Similarly, we can use the DataFrameGroupBy.count method to see counts of how many non missing data points we have across each column in our group across the columns of our DataFrame.

In [5]:

grouped_by_receiver.count()

Out[5]:

	sender	amount	sent_date
receiver
aaron	6	6	6
acook	1	1	1
adam.saunders	2	2	2
adrian	3	3	3
adrian.blair	7	7	7
...	...	...	...
wilson	2	2	2
wking	2	2	2
wright3590	4	4	4
young	2	2	2
zachary.neal	4	4	4

410 rows × 3 columns

The GroupBy object provides aggregate functions that makes getting calculations quick and seamless. For instance, if we use the GroupBy.sum method we can see each numeric column summed up for each grouping. In our case there is only one numeric column amount.

In [6]:

grouped_by_receiver.sum()

Out[6]:

	amount
receiver
aaron	366.15
acook	94.65
adam.saunders	101.15
adrian	124.36
adrian.blair	462.88
...	...
wilson	44.39
wking	74.07
wright3590	195.45
young	83.57
zachary.neal	186.01

410 rows × 1 columns

Now where were we? Oh right, we're trying to figure out the people who was received the most transactions. So why don't we use this group to create a new column on our users DataFrame.

In [7]:

# Create a new column in users called transaction count, and set the values to the size of the matching group
users['transaction_count'] = grouped_by_receiver.size()

# Not every user has made a transaction, let's see what kind of missing data we are dealing with
len(users[users.transaction_count.isna()])

Out[7]:

Since we don't have a transaction record for everyone, not every user will be in our grouping. So when we created the new column, we ended up adding some np.nan. Let's fix that.

In [8]:

# Set all missing data to 0, since in reality, there have been 0 received transactions for this user
users.transaction_count.fillna(0, inplace=True)
users

Out[8]:

	first_name	last_name	email	email_verified	signup_date	referral_count	balance	transaction_count
aaron	Aaron	Davis	aaron6348@gmail.com	True	2018-08-31	6	18.14	6.0
acook	Anthony	Cook	cook@gmail.com	True	2018-05-12	2	55.45	1.0
adam.saunders	Adam	Saunders	adam@gmail.com	False	2018-05-29	3	72.12	2.0
adrian	Adrian	Fang	adrian.fang@teamtreehouse.com	True	2018-04-28	3	30.01	3.0
adrian.blair	Adrian	Blair	adrian9335@gmail.com	True	2018-06-16	7	25.85	7.0
...	...	...	...	...	...	...	...	...
wilson	Robert	Wilson	robert@yahoo.com	False	2018-05-16	5	59.75	2.0
wking	Wanda	King	wanda.king@holt.com	True	2018-06-01	2	67.08	2.0
wright3590	Jacqueline	Wright	jacqueline.wright@gonzalez.com	True	2018-02-08	6	18.48	4.0
young	Jessica	Young	jessica4028@yahoo.com	True	2018-07-17	4	75.39	2.0
zachary.neal	Zachary	Neal	zneal@gmail.com	True	2018-07-26	1	39.90	4.0

475 rows × 8 columns

Check it out! There's our column, but it's a floating point number, we don't need that. Let's convert it!

In [9]:

# Convert from the default type of float64 to int64 (no precision needed)
users.transaction_count = users.transaction_count.astype('int64')
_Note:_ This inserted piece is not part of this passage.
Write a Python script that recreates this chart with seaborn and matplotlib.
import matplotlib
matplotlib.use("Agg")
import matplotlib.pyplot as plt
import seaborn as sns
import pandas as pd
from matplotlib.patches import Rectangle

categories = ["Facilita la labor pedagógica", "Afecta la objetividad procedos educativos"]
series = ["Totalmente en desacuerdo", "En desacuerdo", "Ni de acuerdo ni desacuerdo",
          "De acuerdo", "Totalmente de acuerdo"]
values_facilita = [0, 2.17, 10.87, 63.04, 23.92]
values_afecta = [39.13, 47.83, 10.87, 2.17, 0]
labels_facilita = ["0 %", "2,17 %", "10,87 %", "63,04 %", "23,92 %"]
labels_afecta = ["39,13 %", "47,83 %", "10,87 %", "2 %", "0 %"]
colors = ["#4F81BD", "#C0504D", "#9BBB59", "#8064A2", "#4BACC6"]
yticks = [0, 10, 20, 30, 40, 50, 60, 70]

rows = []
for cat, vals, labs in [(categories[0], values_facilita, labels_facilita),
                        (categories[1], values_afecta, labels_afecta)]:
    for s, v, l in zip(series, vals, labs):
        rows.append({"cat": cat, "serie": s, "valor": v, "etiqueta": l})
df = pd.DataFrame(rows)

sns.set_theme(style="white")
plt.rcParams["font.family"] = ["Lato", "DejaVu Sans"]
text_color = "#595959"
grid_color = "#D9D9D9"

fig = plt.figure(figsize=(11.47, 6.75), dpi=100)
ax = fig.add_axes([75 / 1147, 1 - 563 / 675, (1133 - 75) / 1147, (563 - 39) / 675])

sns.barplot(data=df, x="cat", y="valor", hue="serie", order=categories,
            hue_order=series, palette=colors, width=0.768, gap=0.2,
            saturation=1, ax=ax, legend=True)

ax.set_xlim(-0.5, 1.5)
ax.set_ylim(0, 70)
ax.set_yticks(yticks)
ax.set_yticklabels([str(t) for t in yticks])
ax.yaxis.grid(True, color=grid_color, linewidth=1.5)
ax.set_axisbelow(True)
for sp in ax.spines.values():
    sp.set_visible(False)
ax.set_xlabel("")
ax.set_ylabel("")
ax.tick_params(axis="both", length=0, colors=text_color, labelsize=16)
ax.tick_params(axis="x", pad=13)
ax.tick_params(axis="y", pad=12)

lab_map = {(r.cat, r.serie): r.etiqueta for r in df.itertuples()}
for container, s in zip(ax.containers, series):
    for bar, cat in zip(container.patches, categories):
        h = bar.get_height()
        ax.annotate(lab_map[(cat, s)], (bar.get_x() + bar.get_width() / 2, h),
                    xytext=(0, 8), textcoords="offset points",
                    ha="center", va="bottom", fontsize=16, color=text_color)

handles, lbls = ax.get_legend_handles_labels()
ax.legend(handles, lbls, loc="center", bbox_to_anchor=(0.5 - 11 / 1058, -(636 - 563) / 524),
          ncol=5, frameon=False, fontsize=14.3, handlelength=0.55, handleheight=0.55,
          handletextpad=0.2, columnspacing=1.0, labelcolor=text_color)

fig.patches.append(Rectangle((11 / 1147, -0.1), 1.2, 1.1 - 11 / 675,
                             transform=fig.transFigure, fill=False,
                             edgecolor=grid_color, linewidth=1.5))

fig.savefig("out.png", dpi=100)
Finally we want to get the user with the highest transaction count, so let's sort by that descending.

In [10]:

# Sort our values by the new field descending (so the largest comes first), and then by first name ascending
users.sort_values(
    ['transaction_count', 'first_name'],
    ascending=[False, True],
    inplace=True
)
# Take a look at our top 10 receivers, showing only the columns we want
users.loc[:, ['first_name', 'last_name', 'email', 'transaction_count']].head(10)

Out[10]:

	first_name	last_name	email	transaction_count
scott3928	Scott	NaN	scott@yahoo.com	9
sfinley	Samuel	Finley	samuel@gmail.com	8
adrian.blair	Adrian	Blair	adrian9335@gmail.com	7
hdeleon	Hannah	Deleon	hannah@yahoo.com	7
miranda6426	Miranda	Rogers	miranda.rogers@gmail.com	7
aaron	Aaron	Davis	aaron6348@gmail.com	6
corey	Corey	Fuller	fuller8100@yahoo.com	6
heather	Heather	Ray	hray@yahoo.com	6
jennifer.hebert	Jennifer	Hebert	jennifer.hebert@yahoo.com	6
edwards	Michael	Edwards	edwards5456@gmail.com	6

Here they are, the Top 10 Receivers! Nice work putting all those skills together!